Respect must be earned
The general demand for niceness has been a problem at the Kempe conferences. There are efforts by moderators to persuade the skunks to be more, well, moderate; attempts to smooth things over and make us all play nice. Even the evaluation questionnaires ask you to agree or disagree with the statement “The presenter(s) were respectful and inclusive of other’s opinions, experiences, and thoughts.” But sometimes, being “nice” is just passive aggression – as when presenters at a garden party “conversation circle” took almost the entire time for themselves and disabled the chat. There was nothing "respectful" or "inclusive" about that, but the garden party presenters did it "nicely," speaking softly and smiling.
As Prof. Guggenheim said many years ago, it’s so very wearying to “constantly have to be nice to people who do despicable things.”
Civility toward individuals is one thing; that’s an entitlement. [UPDATE, OCT. 15: Or maybe not. Lexie Gruber-Perez, who knows a lot about reputation laundering, sent me a link to this article making the case that in some circumstances, demands for civility also can be a form of oppression. Here's an excerpt:
In 1934, Henry Cadbury, professor of biblical literature at Bryn Mawr College and an official of
the American Society of Friends, called for Jewish Rabbis to speak civilly to Adolf Hitler and the Nazis. Discussing issues in a civil tone, Cadbury insisted, would build bridges with persecutors and would be a more effective policy than resistance.
As already intimated, for those who experience oppression, the tone one uses in communicating may offer a way to vent, to tell the truth, or to loudly proclaim one’s humanity. Robin DiAngelo explains, “It’s like if you’re standing on my head and I say, ‘Get off my head,’ and you respond, ‘Well, you need to tell me nicely.’ I’d be like, ‘No. Fuck you. Get off my fucking head.’” While tone might be a tool of self-survival for the marginalized, I submit that charges of incivility on the part of the dominant may appear to be about tone yet are really about the message.]
But respect must be earned.
Truth before reconciliation
Similarly, there has been a lot of talk about the need for “truth and reconciliation” in family policing. But some of those making that call misunderstand the process.
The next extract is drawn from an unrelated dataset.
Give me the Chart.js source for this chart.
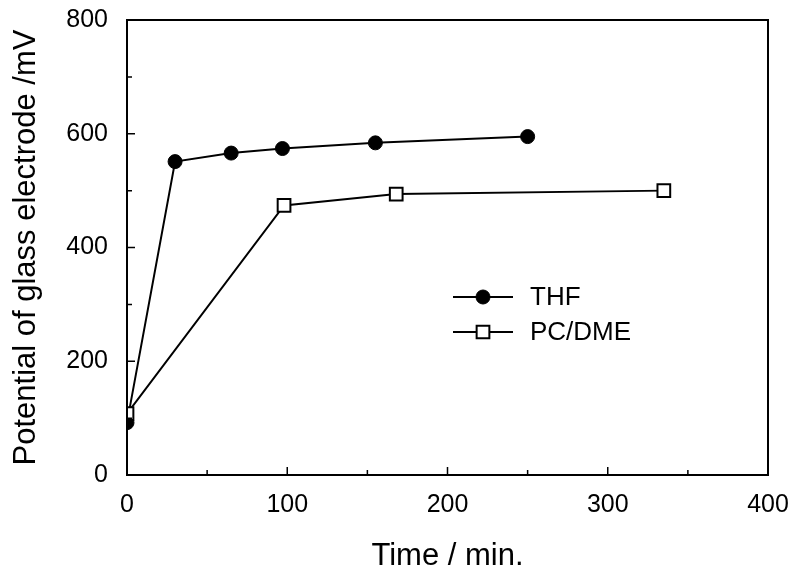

When, after at last freeing themselves from the tyranny of apartheid, South Africa’s new government, led by Nelson Mandela, created a Truth and Reconciliation Commission, all those white racists didn’t confess to committing atrocities because they decided not to be white racists anymore. They confessed because the alternative was going to jail.
Sometimes what the child welfare establishment calls truth and reconciliation is just another form of reputation laundering.
I won’t presume to suggest when there’s been enough truth to allow for reconciliation in family policing. Only those who have been oppressed can render that judgment. But I know this: No one should demand that anyone be nice to people who do despicable things.
As for shaming and blaming: After decades of dishing it out, family police, you’re just going to have to take it. Accept the blame, feel the shame -- and do something about it.